I love the comments from the sell-outs who are running with the torch, about how they are wearing an ambiguously worded button, so their actions promoting Chinese propaganda are all balanced out.
It is my fond hope that China and the Olympics wind up discrediting each other. The World would be a better place if the masks were ripped off both of these monsters.
blah, blah, blah...
We have to go to Berlin. Think of the children!
> It is my fond hope that China and the Olympics wind up discrediting each other. The World would be a better place if the masks were ripped off both of these monsters.
Well said! Bravo!
Well, it's like the old saying goes, "When the elephants fight it's the grass that gets trampled."
(French are ready?)
Yes, to put it on a bus
> Snuffing out the flame and boycotting the games is only going to hurt your own countrys athletes. Your countrymen who have worked their entire lives for a chance at a medal will be the only ones punished because politics will go on as usual.
Pifflewink and phooey. Any nation that spends a dime of its treasure sending its athletes to compete in the shonky-corrupt-and-thoroughly-discredited Olympics must be mad. I am disgusted that my country is: our Athletes deserve better than to have to compete with drug-addicted steroid cheats in a thoroughly dodgy place like Beijing at a thoroughly shonky competition like the Olympics.
The Olympics has long since had its halcyon days: it is long past time to extinguish that flame and move along.
Else I am mistaken, Canada is still paying for its Olympics in Montreal, and that was in 1976! I was thirteen in 1976 — my son’t age. ‘Strewth! What an appalling waste of national treasure that would have been. How many squillions? For a fortnite’s worth of dodgy sports? Crikey, has the world gone mad or something?

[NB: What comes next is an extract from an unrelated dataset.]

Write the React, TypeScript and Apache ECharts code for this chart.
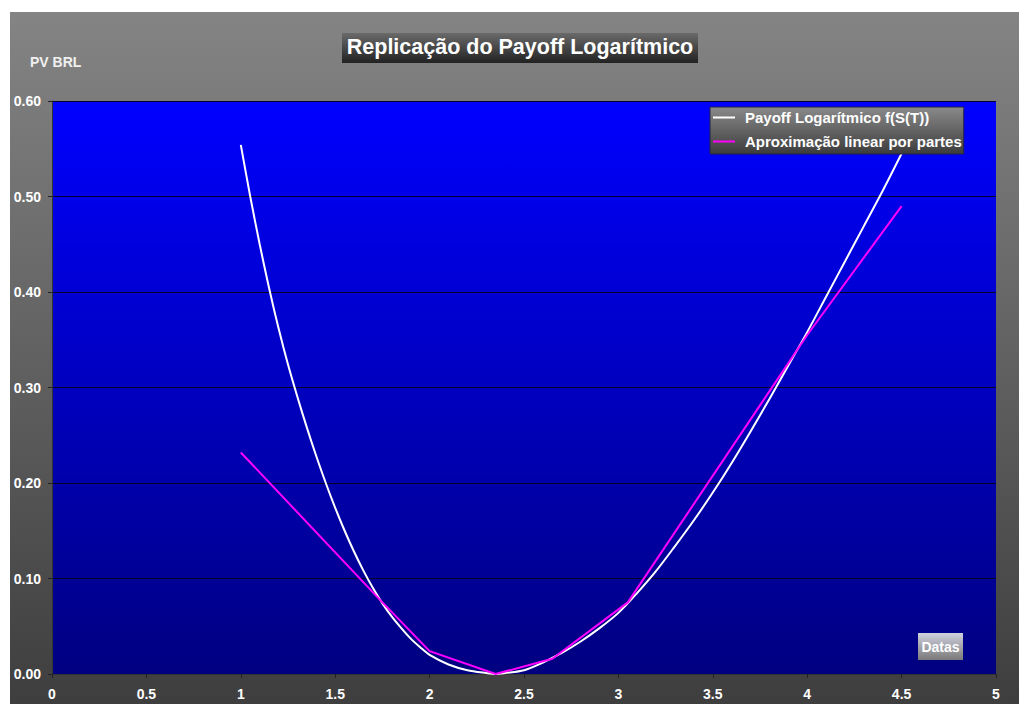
import React, { useEffect, useRef } from "react";
import * as echarts from "echarts";

const titleText = "Replicação do Payoff Logarítmico";
const yAxisTitle = "PV BRL";
const xAxisTitle = "Datas";
const seriesNames = ["Payoff Logarítmico f(S(T))", "Aproximação linear por partes"];

const payoffS = [1.0, 1.05, 1.1, 1.15, 1.2, 1.25, 1.3, 1.35, 1.4, 1.45, 1.5, 1.55, 1.6, 1.65, 1.7, 1.75, 1.8, 1.85, 1.9, 1.95, 2.0, 2.1, 2.2, 2.3, 2.35, 2.4, 2.5, 2.6, 2.7, 2.8, 2.9, 3.0, 3.1, 3.2, 3.3, 3.4, 3.5, 3.6, 3.7, 3.8, 3.9, 4.0, 4.1, 4.2, 4.3, 4.4, 4.5];
const payoffV = [0.554, 0.5, 0.45, 0.404, 0.362, 0.324, 0.29, 0.258, 0.228, 0.2, 0.174, 0.15, 0.128, 0.108, 0.09, 0.074, 0.06, 0.048, 0.037, 0.028, 0.02, 0.01, 0.004, 0.001, 0.0, 0.001, 0.004, 0.012, 0.022, 0.034, 0.048, 0.064, 0.085, 0.108, 0.134, 0.161, 0.19, 0.221, 0.254, 0.288, 0.323, 0.358, 0.395, 0.432, 0.469, 0.506, 0.545];

const approxS = [1.0, 1.75, 2.0, 2.35, 2.65, 3.05, 4.0, 4.5];
const approxV = [0.232, 0.075, 0.024, 0.0, 0.016, 0.075, 0.355, 0.49];

const xTicks = { min: 0, max: 5, interval: 0.5 };
const yTicks = { min: 0, max: 0.6, interval: 0.1 };

const FONT = "'Liberation Sans', Arial, sans-serif";

export default function App() {
  const ref = useRef<HTMLDivElement>(null);
  useEffect(() => {
    if (!ref.current) return;
    const chart = echarts.init(ref.current, null, { renderer: "svg" });
    const LG = echarts.graphic.LinearGradient;
    chart.setOption({
      animation: false,
      backgroundColor: "#ffffff",
      graphic: [
        {
          type: "rect",
          z: -10,
          shape: { x: 10, y: 12, width: 1009, height: 692 },
          style: {
            fill: new LG(0, 0, 0, 1, [
              { offset: 0, color: "#848484" },
              { offset: 1, color: "#3e3e3e" },
            ]),
          },
          silent: true,
        },
        {
          type: "rect",
          shape: { x: 342, y: 33, width: 356, height: 30 },
          style: {
            fill: new LG(0, 0, 0, 1, [
              { offset: 0, color: "#6a6a6a" },
              { offset: 1, color: "#222222" },
            ]),
          },
        },
        {
          type: "text",
          x: 520,
          y: 47,
          style: {
            text: titleText,
            fill: "#ffffff",
            font: "bold 21.5px " + FONT,
            align: "center",
            verticalAlign: "middle",
          },
        },
        {
          type: "text",
          x: 30,
          y: 62,
          style: {
            text: yAxisTitle,
            fill: "#f0f0f0",
            font: "bold 14px " + FONT,
            align: "left",
            verticalAlign: "middle",
          },
        },
        {
          type: "rect",
          z: 10,
          shape: { x: 918, y: 633, width: 45, height: 27 },
          style: {
            fill: new LG(0, 0, 0, 1, [
              { offset: 0, color: "#d0d0e0" },
              { offset: 1, color: "#7a7a7a" },
            ]),
          },
        },
        {
          type: "text",
          z: 11,
          x: 940.5,
          y: 647,
          style: {
            text: xAxisTitle,
            fill: "#ffffff",
            font: "bold 14px " + FONT,
            align: "center",
            verticalAlign: "middle",
          },
        },
      ],
      grid: {
        left: 52,
        right: 23,
        top: 101,
        bottom: 30,
        show: true,
        borderWidth: 0,
        backgroundColor: new LG(0, 0, 0, 1, [
          { offset: 0, color: "#0000ff" },
          { offset: 1, color: "#000080" },
        ]),
      },
      legend: {
        orient: "vertical",
        left: 710,
        top: 107,
        padding: [3, 2, 5, 3],
        itemGap: 9,
        itemWidth: 22,
        itemHeight: 2,
        icon: "rect",
        backgroundColor: new LG(0, 0, 0, 1, [
          { offset: 0, color: "#8a8a8a" },
          { offset: 1, color: "#3c3c3c" },
        ]),
        borderColor: "#222244",
        borderWidth: 1,
        textStyle: {
          color: "#ffffff",
          fontWeight: "bold",
          fontSize: 15,
          fontFamily: FONT,
          padding: [0, 0, 0, 5],
        },
        data: seriesNames,
      },
      xAxis: {
        type: "value",
        min: xTicks.min,
        max: xTicks.max,
        interval: xTicks.interval,
        axisLine: { show: true, lineStyle: { color: "#333333", width: 1 } },
        axisTick: { show: true, length: 4, lineStyle: { color: "#222222" } },
        splitLine: { show: false },
        axisLabel: {
          color: "#ffffff",
          fontWeight: "bold",
          fontSize: 14,
          fontFamily: FONT,
          margin: 13,
        },
      },
      yAxis: {
        type: "value",
        min: yTicks.min,
        max: yTicks.max,
        interval: yTicks.interval,
        axisLine: { show: true, lineStyle: { color: "#333333", width: 1 } },
        axisTick: { show: true, length: 4, lineStyle: { color: "#222222" } },
        splitLine: { show: true, lineStyle: { color: "#00002a", width: 1 } },
        axisLabel: {
          color: "#ffffff",
          fontWeight: "bold",
          fontSize: 14,
          fontFamily: FONT,
          margin: 11,
          formatter: (v: number) => v.toFixed(2),
        },
      },
      series: [
        {
          name: seriesNames[0],
          type: "line",
          data: payoffS.map((s, i) => [s, payoffV[i]]),
          showSymbol: false,
          smooth: 0.3,
          lineStyle: { color: "#ffffff", width: 2 },
          itemStyle: { color: "#ffffff" },
          z: 3,
        },
        {
          name: seriesNames[1],
          type: "line",
          data: approxS.map((s, i) => [s, approxV[i]]),
          showSymbol: false,
          lineStyle: { color: "#ff00ff", width: 2 },
          itemStyle: { color: "#ff00ff" },
          z: 4,
        },
      ],
    });
    return () => chart.dispose();
  }, []);
  return (
    <div
      ref={ref}
      style={{ position: "absolute", left: 0, top: 0, width: 1019, height: 704 }}
    />
  );
}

With China holding the games, it should be extinguished for good......kind of a metaphor for what they are doing to millions of people.
The best comment I heard so far about this is from the Rick and Bubba show this morning. It went something like this.
I guess what upsets me most is that the French are putting up more of a fight over the running of the torch than when the Nazis marched into Paris.
Excellent post! Right on the money.
The Chinese have killed more than the Nazis.
“The Chinese have killed more than the Nazis.”
I haven’t seen the numbers and don’t condone their policies, both are/were bad regimes. I was just repeating a humorous quote I heard on a radio show this morning as I stated in the section above the portion you quoted.
I just liked the knock on the French. :)
I have taken a one year vow of No French Bashing, which ends May 6, 2008, to celebrate the election of Sarkozy. Only 29 days to go!
(Though Sarkozy may have earned himself another year by marrying Carla Bruni... A country with a First Lady like that can’t be all bad!)
Good luck its such a target rich environment.
The Olympics is already discredited.